Тогда кино пошло по пути наименьшего сопротивления. Львиная доля заметных ролей Тараторкина – иностранцы или «чужие». Магнетический лорд Уорбек, умирающий с бокалом отравленного вина в руке и замершим на устах разоблачением («Чисто английское убийство», Самсон Самсонов, 1974), алчущий власти Рудольф в экранизации романа Ирвина Шоу «Богач, бедняк» (Арунас Жебрюнас, 1982).
Таких «посторонних» часто отдавали в руки прибалтийских режиссеров. Вот и лучшим человеком-загадкой Тараторкин побывал в блестящем триллере своей жены Дзидры Ритенберги «Самая длинная соломинка» (1982). Руины только что освобожденной от немцев Риги, населенные выходцами из коллаборационистского ада, по которым бродил пришедший чуть ли не с того света то ли авантюрист, то ли двойной агент, были Тараторкину так же к лицу, как выморочный Петербург.
Вячеслав Тихонов(1928–2009)
Сыну рабочего и воспитательницы детского сада из Павловского Посада природа подарила образцовый нордический профиль и наградила врожденным аристократическим сплином. А он всю жизнь стеснялся наколки «Слава», сделанной на руке в шальном военном детстве: такие же «зарубки на память» носил на своем теле еще один образцовый советский кинокумир Кирилл Лавров. Уличное воспитание не располагало к сентиментальности, но, провалившись на экзамене, Тихонов рыдал в уголке ВГИКа так жалобно, что его взял на свой курс знаменитый педагог Борис Бибиков. Дебютная роль Володи Осьмухина в «Молодой гвардии» (1948) Сергея Герасимова стала успехом, но не принесла быстрой карьеры: десять лет Тихонов скромно служил в Театре-студии киноактера.
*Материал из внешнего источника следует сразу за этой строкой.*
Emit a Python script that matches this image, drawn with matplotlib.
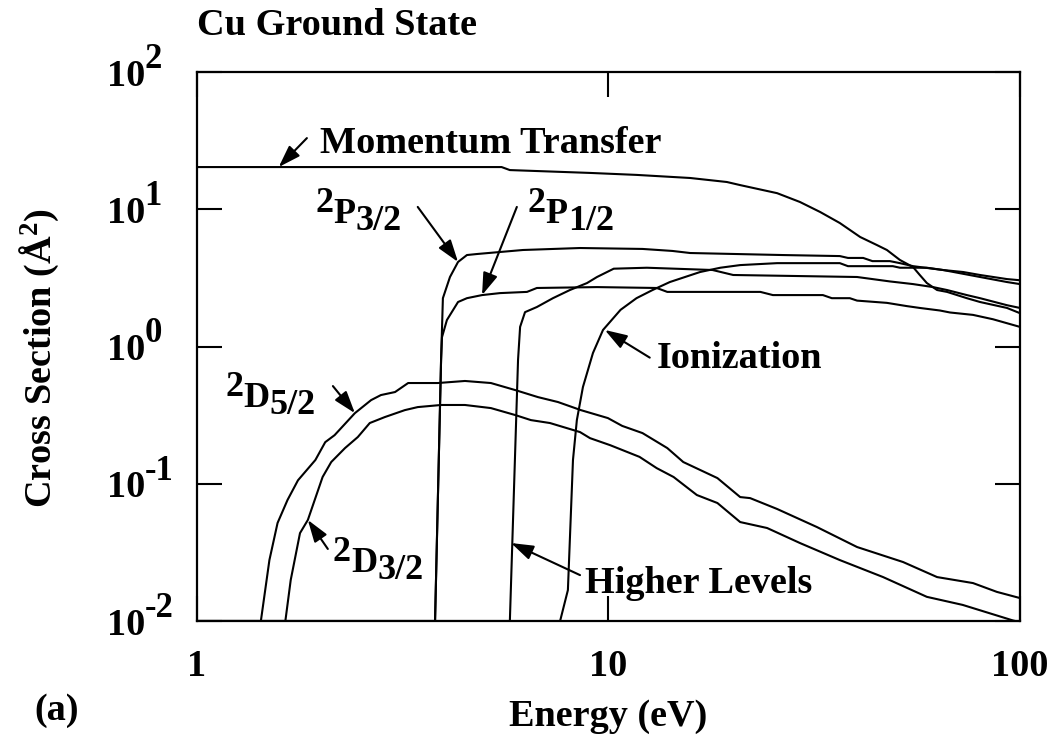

Увидев его Медведя в «Обыкновенном чуде» Евгения Шварца, режиссер Станислав Ростоцкий кричал, что сделает из него Жерара Филиппа, но взял на роль шалого тракториста Матвея Морозова в фильм «Дело было в Пенькове» (1957). Что ж, пришлось стать не Жераром Филиппом, а Вячеславом Тихоновым. Актером, совместившим официозность героев с внутренним драматизмом столь причудливо органично, что на экране он почти всегда казался человеком без чувств. Словно вел со своими героями диалог, столь напряженный, что на разговор с миром просто не хватало времени. Что с чекистом-майором Млынским из трилогии Игоря Гостева о «Фронте без флангов» (1974–1982), что с писателем Иваном Ивановичем из «Белого Бима Черного уха» (Станислав Ростоцкий, 1977).
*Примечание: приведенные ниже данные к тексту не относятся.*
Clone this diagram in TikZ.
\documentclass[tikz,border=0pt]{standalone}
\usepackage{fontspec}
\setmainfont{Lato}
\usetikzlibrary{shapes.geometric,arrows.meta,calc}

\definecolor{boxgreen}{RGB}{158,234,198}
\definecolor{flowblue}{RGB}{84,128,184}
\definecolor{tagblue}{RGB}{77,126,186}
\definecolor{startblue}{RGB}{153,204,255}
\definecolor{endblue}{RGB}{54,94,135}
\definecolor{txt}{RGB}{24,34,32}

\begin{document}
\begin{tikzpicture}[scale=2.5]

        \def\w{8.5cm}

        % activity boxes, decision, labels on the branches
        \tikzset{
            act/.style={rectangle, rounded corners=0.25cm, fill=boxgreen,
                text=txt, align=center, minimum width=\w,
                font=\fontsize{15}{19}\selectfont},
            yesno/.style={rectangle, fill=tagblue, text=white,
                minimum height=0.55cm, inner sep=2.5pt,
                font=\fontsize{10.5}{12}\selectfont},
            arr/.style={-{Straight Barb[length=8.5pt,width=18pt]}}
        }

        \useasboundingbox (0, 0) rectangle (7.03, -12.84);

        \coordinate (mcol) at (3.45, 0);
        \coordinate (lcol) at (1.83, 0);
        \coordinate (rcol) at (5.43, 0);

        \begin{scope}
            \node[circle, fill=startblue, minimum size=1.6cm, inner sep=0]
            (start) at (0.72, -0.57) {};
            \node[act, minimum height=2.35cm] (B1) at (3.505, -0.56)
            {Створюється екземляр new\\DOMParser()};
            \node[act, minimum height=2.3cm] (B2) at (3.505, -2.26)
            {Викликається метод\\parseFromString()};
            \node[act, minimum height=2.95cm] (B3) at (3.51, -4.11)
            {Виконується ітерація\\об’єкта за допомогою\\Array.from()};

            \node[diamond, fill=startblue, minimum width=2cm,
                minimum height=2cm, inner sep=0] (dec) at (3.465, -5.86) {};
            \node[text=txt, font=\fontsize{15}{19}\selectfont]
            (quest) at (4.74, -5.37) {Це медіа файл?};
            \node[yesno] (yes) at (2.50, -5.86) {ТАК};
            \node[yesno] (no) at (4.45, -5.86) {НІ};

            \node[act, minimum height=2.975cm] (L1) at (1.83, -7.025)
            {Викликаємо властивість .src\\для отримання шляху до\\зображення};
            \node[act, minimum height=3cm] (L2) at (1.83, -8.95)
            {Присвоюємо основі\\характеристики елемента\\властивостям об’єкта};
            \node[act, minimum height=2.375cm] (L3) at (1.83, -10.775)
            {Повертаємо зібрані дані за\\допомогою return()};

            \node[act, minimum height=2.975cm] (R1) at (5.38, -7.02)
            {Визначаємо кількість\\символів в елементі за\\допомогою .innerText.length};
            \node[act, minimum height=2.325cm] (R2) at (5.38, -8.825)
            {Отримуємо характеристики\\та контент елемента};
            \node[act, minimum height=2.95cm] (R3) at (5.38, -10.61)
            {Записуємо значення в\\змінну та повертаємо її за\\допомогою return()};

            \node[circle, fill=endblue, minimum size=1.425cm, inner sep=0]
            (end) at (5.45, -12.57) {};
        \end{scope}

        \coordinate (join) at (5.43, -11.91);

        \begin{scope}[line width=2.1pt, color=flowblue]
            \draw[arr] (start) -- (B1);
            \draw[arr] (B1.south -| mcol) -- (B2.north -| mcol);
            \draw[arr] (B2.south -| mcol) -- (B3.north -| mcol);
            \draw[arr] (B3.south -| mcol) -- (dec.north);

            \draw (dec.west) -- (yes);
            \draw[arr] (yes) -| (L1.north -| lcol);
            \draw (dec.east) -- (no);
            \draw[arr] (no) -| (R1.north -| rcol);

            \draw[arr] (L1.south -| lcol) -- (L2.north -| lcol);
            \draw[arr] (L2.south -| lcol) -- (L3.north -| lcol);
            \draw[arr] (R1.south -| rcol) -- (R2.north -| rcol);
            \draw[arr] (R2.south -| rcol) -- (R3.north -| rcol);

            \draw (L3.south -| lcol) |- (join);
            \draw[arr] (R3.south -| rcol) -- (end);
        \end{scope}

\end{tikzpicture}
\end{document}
Тихонов был обречен, но ни в коем случае не желал быть заложником роли Исаева-Штирлица, говорил, что старался «убрать из-под Штирлица пьедестал, котурны, суперменство, которое так и лезло изо всех фильмов про разведчиков». Под «суперменством» он подразумевал то, что в СССР 1920-х годов называли «пинкертоновщиной». Общественность неутомимо гнала ее в дверь, а она возвращалась через окно то в «Подвиге разведчика», то в трилогии о революционном боевике Камо. По гамбургскому счету, первый вызов «суперменству» бросили Савва Кулиш и Донатас Банионис в «Мертвом сезоне» (1968). Но окончательно изжить инфантильную зрительскую привычку связывать кино о разведчиках с переодеваниями и стрельбой по-македонски предстояло именно Тихонову с его минималистской актерской техникой, сведенной к игре нюансов – пробежавшей по лицу тени обморочной усталости, быстро подавленному дрожанию пальцев. Техничные, слишком техничные «Мгновения» вроде бы свою миссию выполнили. Не то чтобы «пинкертоновщина» сошла на нет – в военно-приключенческом кино 1980-х она расцветет пышным цветом, – но в мире действительно еще не было такого фильма о разведке как сверхчеловеческой, но рутинной работе над пропастью, интеллектуальной и психологической дуэли с равными герою профессионалами. Не столько врагами, сколько противниками: Штирлиц был именно что «своим среди чужих, чужим среди своих».